There are some limitations to our study, which should be taken into account when interpreting the results. Less than half the patients from the POSH cohort had reached 10 years from diagnosis at the time of this analysis and so only a relatively small number could be included in the 10-year comparison (n=607). This is, however, still considerably larger than the number of women aged 40 years in the validation of PREDICT (n=159; Wishart et al, 2012). Our study also demonstrated an overestimation in OS at 10 years so arguably this longer follow-up may not improve the estimates. Our data confirm a need for caution in extrapolating data from older cohorts to inform management in young patients with breast cancer. It also confirms the need to investigate treatment approaches in trials involving sufficiently large numbers of younger women, which would allow independent analysis to determine whether there are major outcome differences and to understand why. Trials of more treatment approaches specifically directed to younger patients with breast cancer should be investigated (Aebi et al, 2000; Colleoni et al, 2006; Narod, 2012). An additional limitation is that adjuvant Herceptin has been used in the United Kingdom routinely since 2005 so patients diagnosed with HER2+ disease before this date will only have received Herceptin in the metastatic setting. It is therefore possible that the outcome of HER2 patients in the POSH cohort as a whole is inferior to HER2 patients diagnosed and treated in the United Kingdom since 2005. However, the impact of this is likely to be minimal as the number of patients with HER2+ tumours diagnosed before 2005 (n=298) and since 2005 (n=381) included in this analysis is relatively small.

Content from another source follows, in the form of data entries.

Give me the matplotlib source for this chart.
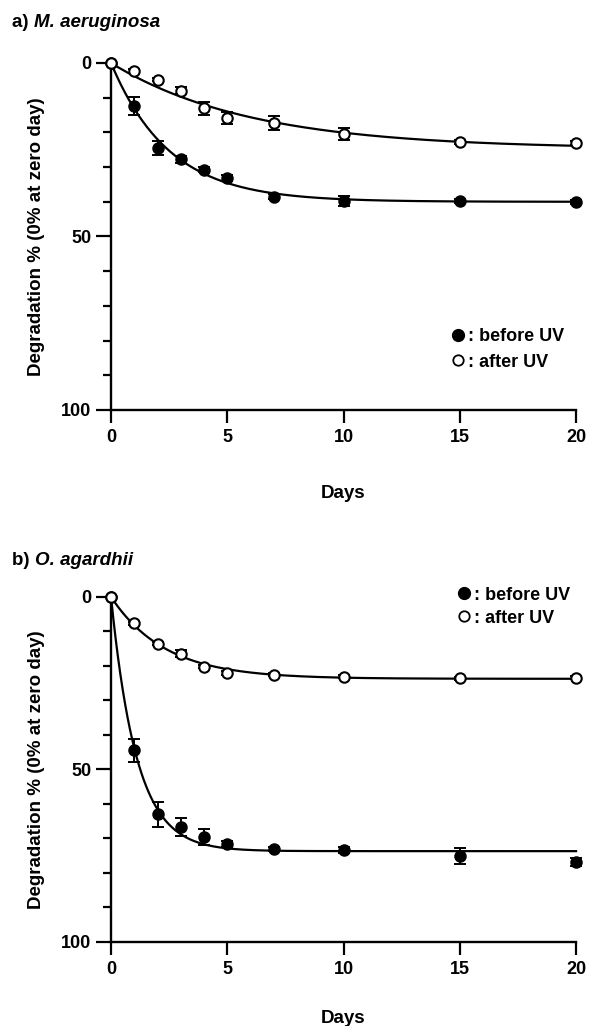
import numpy as np
import matplotlib
matplotlib.use("Agg")
import matplotlib.pyplot as plt
from matplotlib.lines import Line2D

plt.rcParams['font.family'] = ['Liberation Sans', 'DejaVu Sans']
plt.rcParams['font.weight'] = 'bold'
plt.rcParams['axes.labelweight'] = 'bold'

days = [0, 1, 2, 3, 4, 5, 7, 10, 15, 20]

# panel a: M. aeruginosa
a_before = [0, 12.4, 24.5, 27.7, 30.7, 33.1, 38.5, 39.8, 39.8, 40.0]
a_before_err = [0, 2.5, 2.0, 1.0, 0.8, 0.8, 0.8, 1.5, 0.6, 0.6]
a_after = [0, 2.3, 4.8, 8.0, 13.1, 15.9, 17.4, 20.5, 22.8, 23.1]
a_after_err = [0, 0.5, 0.5, 1.0, 2.0, 1.8, 2.0, 1.8, 0.5, 0.5]

# panel b: O. agardhii
b_before = [0, 44.5, 63.0, 66.6, 69.5, 71.6, 73.1, 73.4, 75.0, 76.9]
b_before_err = [0, 3.3, 3.6, 2.6, 2.3, 1.0, 0.5, 0.8, 2.3, 1.2]
b_after = [0, 7.7, 13.5, 16.4, 20.2, 22.0, 22.5, 23.1, 23.6, 23.4]
b_after_err = [0, 0.5, 0.5, 1.0, 0.5, 0.5, 0.5, 0.5, 0.5, 0.5]

titles = ["a) ", "b) "]
species = ["M. aeruginosa", "O. agardhii"]
xticks = [0, 5, 10, 15, 20]
ylabel = "Degradation % (0% at zero day)"
xlabel = "Days"
legend_labels = [": before UV", ": after UV"]


def fit_exp(x, y):
    x = np.asarray(x, float)
    y = np.asarray(y, float)
    best = None
    for k in np.linspace(0.01, 3, 3000):
        f = 1 - np.exp(-k * x)
        A = np.sum(y * f) / np.sum(f * f)
        r = np.sum((y - A * f) ** 2)
        if best is None or r < best[0]:
            best = (r, A, k)
    return best[1], best[2]


fig = plt.figure(figsize=(5.89, 10.26), dpi=100)
ax_a = fig.add_axes([0.1885, 0.6004, 0.7895, 0.3382])
ax_b = fig.add_axes([0.1885, 0.0819, 0.7895, 0.3363])

panels = [
    (ax_a, a_before, a_before_err, a_after, a_after_err, titles[0], species[0],
     (0.734, 0.235), 0.45, 36, 28),
    (ax_b, b_before, b_before_err, b_after, b_after_err, titles[1], species[1],
     (0.748, 1.030), 0.33, 32, 23),
]

FS = 13
xs = np.linspace(0, 20, 400)
for ax, yb, eb, ya, ea, t, sp, legpos, lspace, tpad, xlpad in panels:
    for y, e, fc in [(yb, eb, 'black'), (ya, ea, 'white')]:
        A, k = fit_exp(days, y)
        ax.plot(xs, A * (1 - np.exp(-k * xs)), color='black', lw=1.6, clip_on=False, zorder=2)
        ax.errorbar(days, y, yerr=e, fmt='none', ecolor='black', elinewidth=1.4,
                    capsize=4, capthick=1.4, clip_on=False, zorder=3)
        ax.plot(days, y, 'o', ms=7.5, mfc=fc, mec='black', mew=1.5, clip_on=False, zorder=4)
    ax.set_xlim(0, 20)
    ax.set_ylim(100, 0)
    ax.set_xticks(xticks)
    ax.set_yticks([0, 50, 100])
    ax.set_yticks(np.arange(0, 101, 10), minor=True)
    ax.tick_params(axis='x', which='major', length=9, width=1.6, labelsize=FS, pad=5)
    ax.tick_params(axis='y', which='major', length=11, width=1.6, labelsize=FS, pad=3)
    ax.tick_params(axis='y', which='minor', length=6, width=1.6)
    ax.tick_params(axis='x', which='minor', length=0)
    for s in ['top', 'right']:
        ax.spines[s].set_visible(False)
    for s in ['left', 'bottom']:
        ax.spines[s].set_linewidth(1.7)
    ax.set_ylabel(ylabel, fontsize=13.5, fontweight='bold', labelpad=12)
    ax.set_xlabel(xlabel, fontsize=13.5, fontweight='bold', labelpad=xlpad)
    ax.annotate(t, xy=(-0.213, 1.0), xycoords='axes fraction', xytext=(0, tpad),
                textcoords='offset pixels', fontsize=13.5, ha='left', va='baseline')
    ax.annotate(sp, xy=(1, 0), xycoords=ax.texts[-1], fontsize=13.5, style='italic',
                ha='left', va='bottom')
    handles = [Line2D([], [], ls='none', marker='o', ms=8.5, mfc='black', mec='black'),
               Line2D([], [], ls='none', marker='o', ms=7.5, mfc='white', mec='black', mew=1.3)]
    ax.legend(handles, legend_labels, loc='upper left', bbox_to_anchor=legpos, frameon=False,
              fontsize=FS, handlelength=0.6, handletextpad=0.25, labelspacing=lspace,
              borderpad=0, borderaxespad=0)

fig.savefig('out.png', dpi=100)
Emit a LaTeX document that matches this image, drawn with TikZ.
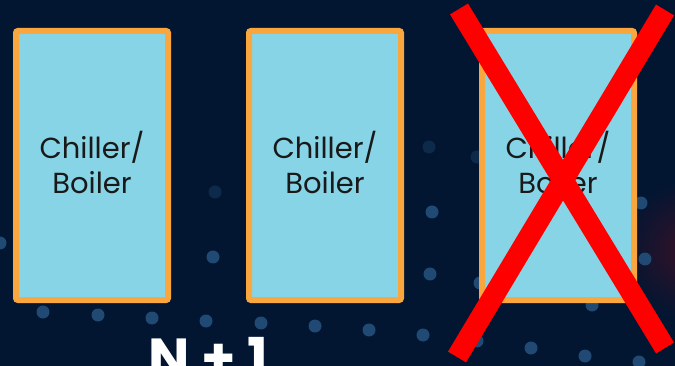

In conclusion, this study has demonstrated that PREDICT, a web-based tool that is easy to navigate for both patients and users, is a valuable resource in providing accurate and reliable long-term outcomes for younger patients. Although caution should currently be used when interpreting the short-term survival estimates in younger patients and the long-term estimates of younger patients with ER− tumours, it is intended that future modifications of PREDICT will include the incorporation of the POSH data set to allow for more robust estimates for younger women with breast cancer. Accurate prediction of outcome at both short- and long-term time points may be particularly important to women trying to determine the optimal timing of risk-reducing mastectomies.